Joan of Arc Presents Don't Mind Control (2010)

Polyvinyl


4
Since its inception, Joan of Arc has had over 40 members fill out various instruments as part of Tim Kinsella's utopian experimental band. So it's fitting, then, that Kinsella would one day awaken the hydra and organize a compilation of all those members' side projects, or at least 18 of them. What ...

Since its inception, Joan of Arc has had over 40 members fill out various instruments as part of Tim Kinsella's utopian experimental band. So it's fitting, then, that Kinsella would one day awaken the hydra and organize a compilation of all those members' side projects, or at least 18 of them. What to expect the album to be, however, is a blank stare-inducing thought: When freed from form, what would these multi-instrumentalists concoct?

The album features the whole Kinsella clan--Tim has an acoustic jam, Mike has an Owen song about the world ending and Nate has a few collaborative projects--as well as the most notable of Joan of Arc collaborators: Cale Parks, Victor Villareal and Sam Zurick with Ghosts and Vodka, et. al. The tracks range from experimental noise runs (White/Light) to full-out rockers (Disappears, Slick Conditions) to mathalicious prog attacks (Ghosts and Vodka, A Tundra) to acoustic folk jams and bass solos (Owen, Tim Kinsella, Joshua Abrams).

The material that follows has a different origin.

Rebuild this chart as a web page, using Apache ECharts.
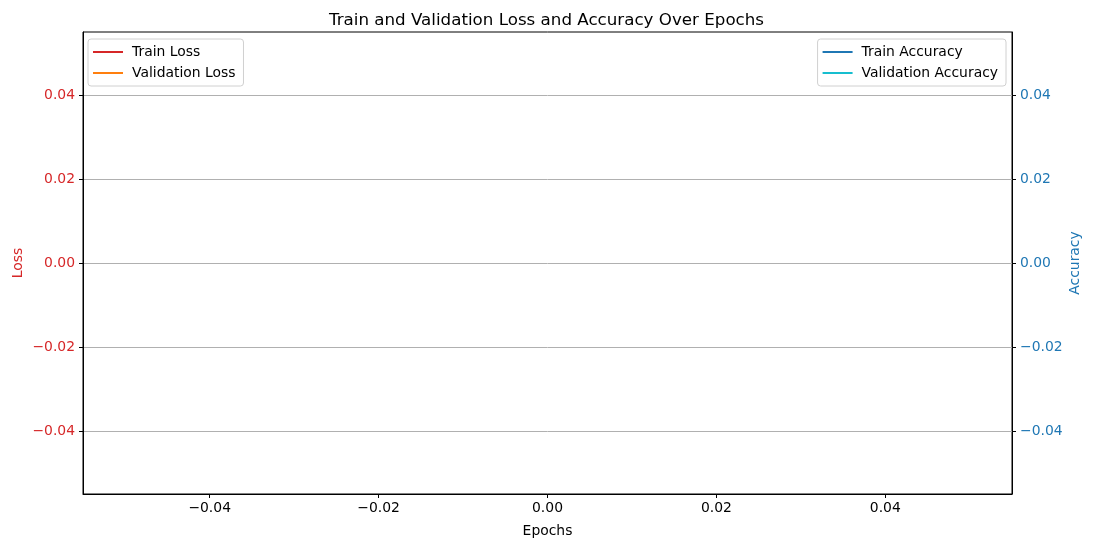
<!DOCTYPE html>
<html>
<head>
<meta charset="utf-8">
<script src="https://cdn.jsdelivr.net/npm/echarts@6/dist/echarts.min.js"></script>
<style>html,body{margin:0;padding:0;background:#fff;}#c{width:1093px;height:547px;}</style>
</head>
<body>
<div id="c"></div>
<script>
const epochs = [];
const trainLoss = [];
const valLoss = [];
const trainAcc = [];
const valAcc = [];
const xTicks = [-0.04, -0.02, 0.00, 0.02, 0.04];
const yTicks = [-0.04, -0.02, 0.00, 0.02, 0.04];
const axisMin = -0.055, axisMax = 0.055;

const fmt = v => v.toFixed(2).replace('-', '\u2212');
const font = 'DejaVu Sans';
const fs = 13.9;
const red = '#d62728', blue = '#1f77b4';

const pair = (xs, ys) => xs.map((x, i) => [x, ys[i]]);

const legendBase = {
  orient: 'vertical', top: 39, icon: 'rect',
  itemWidth: 30, itemHeight: 2, itemGap: 7,
  padding: [6, 8, 6, 5],
  backgroundColor: '#fff', borderColor: '#d0d0d0', borderWidth: 1, borderRadius: 3,
  textStyle: { fontFamily: font, fontSize: fs, color: '#000', padding: [0, 0, 0, 4] }
};

const chart = echarts.init(document.getElementById('c'));
chart.setOption({
  animation: false,
  textStyle: { fontFamily: font },
  title: {
    text: 'Train and Validation Loss and Accuracy Over Epochs',
    left: 'center', top: 7,
    textStyle: { fontFamily: font, fontSize: 16.7, fontWeight: 'normal', color: '#000' }
  },
  grid: { left: 83, right: 81, top: 32, bottom: 53, outerBoundsMode: 'none', containLabel: false, show: true, borderColor: '#000', borderWidth: 1, backgroundColor: 'transparent' },
  legend: [
    Object.assign({}, legendBase, { data: ['Train Loss', 'Validation Loss'], left: 88 }),
    Object.assign({}, legendBase, { data: ['Train Accuracy', 'Validation Accuracy'], right: 87 })
  ],
  xAxis: {
    type: 'value', min: axisMin, max: axisMax,
    name: 'Epochs', nameLocation: 'middle', nameGap: 30, nameMoveOverlap: false,
    nameTextStyle: { fontFamily: font, fontSize: fs, color: '#000' },
    axisLine: { show: true, onZero: false, lineStyle: { color: '#000' } },
    axisTick: { show: true, customValues: xTicks, length: 4, lineStyle: { color: '#000' } },
    axisLabel: { customValues: xTicks, formatter: fmt, fontFamily: font, fontSize: fs, color: '#000', margin: 7 },
    splitLine: { show: false }
  },
  yAxis: [
    {
      type: 'value', position: 'left', min: axisMin, max: axisMax,
      name: 'Loss', nameLocation: 'middle', nameGap: 58, nameMoveOverlap: false,
      nameTextStyle: { fontFamily: font, fontSize: fs, color: red },
      axisLine: { show: true, onZero: false, lineStyle: { color: '#000' } },
      axisTick: { show: true, customValues: yTicks, length: 4, lineStyle: { color: '#000' } },
      axisLabel: { customValues: yTicks, formatter: fmt, fontFamily: font, fontSize: fs, color: red, margin: 8 },
      splitLine: { show: true, customValues: yTicks, lineStyle: { color: '#b0b0b0', width: 1 } }
    },
    {
      type: 'value', position: 'right', min: axisMin, max: axisMax,
      name: 'Accuracy', nameLocation: 'middle', nameGap: 56, nameRotate: 90, nameMoveOverlap: false,
      nameTextStyle: { fontFamily: font, fontSize: fs, color: blue },
      axisLine: { show: true, onZero: false, lineStyle: { color: '#000' } },
      axisTick: { show: true, customValues: yTicks, length: 4, lineStyle: { color: '#000' } },
      axisLabel: { customValues: yTicks, formatter: fmt, fontFamily: font, fontSize: fs, color: blue, margin: 8 },
      splitLine: { show: false }
    }
  ],
  series: [
    { name: 'Train Loss', type: 'line', yAxisIndex: 0, symbol: 'none', color: red, lineStyle: { width: 2 }, data: pair(epochs, trainLoss) },
    { name: 'Validation Loss', type: 'line', yAxisIndex: 0, symbol: 'none', color: '#ff7f0e', lineStyle: { width: 2 }, data: pair(epochs, valLoss) },
    { name: 'Train Accuracy', type: 'line', yAxisIndex: 1, symbol: 'none', color: blue, lineStyle: { width: 2 }, data: pair(epochs, trainAcc) },
    { name: 'Validation Accuracy', type: 'line', yAxisIndex: 1, symbol: 'none', color: '#17becf', lineStyle: { width: 2 }, data: pair(epochs, valAcc) }
  ]
});
</script>
</body>
</html>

You can be sure there's a fair amount of standard weirdness (Birdshow, Litesalive) and there's some conventional (well, by Joan of Arc standards) indie rock as well (Euphone, Pillars and Tongues).

The package is large--18 songs total--and it's a bit discouraging to try and tackle it in one piece on your iPod, unless you need a varied soundtrack for a long and focused task. Instead, the double vinyl feels like a more manageable way to digest this collection; cut amongst four sides, it's hard to complain about it running long.

Coming in for the win is the mildly psychedelic dirge/ballad by the Cairo Gang. "Oh Solo" has it all--soulful rhythm, melodic bass, muted production and a minimalist approach that creates as much music in its negative space as it does when the chords hit. It seems weird to solo out one track amongst 18 great ones, but it's also hard denying the fact that I keep coming back for one song or another, and end up just letting the album play.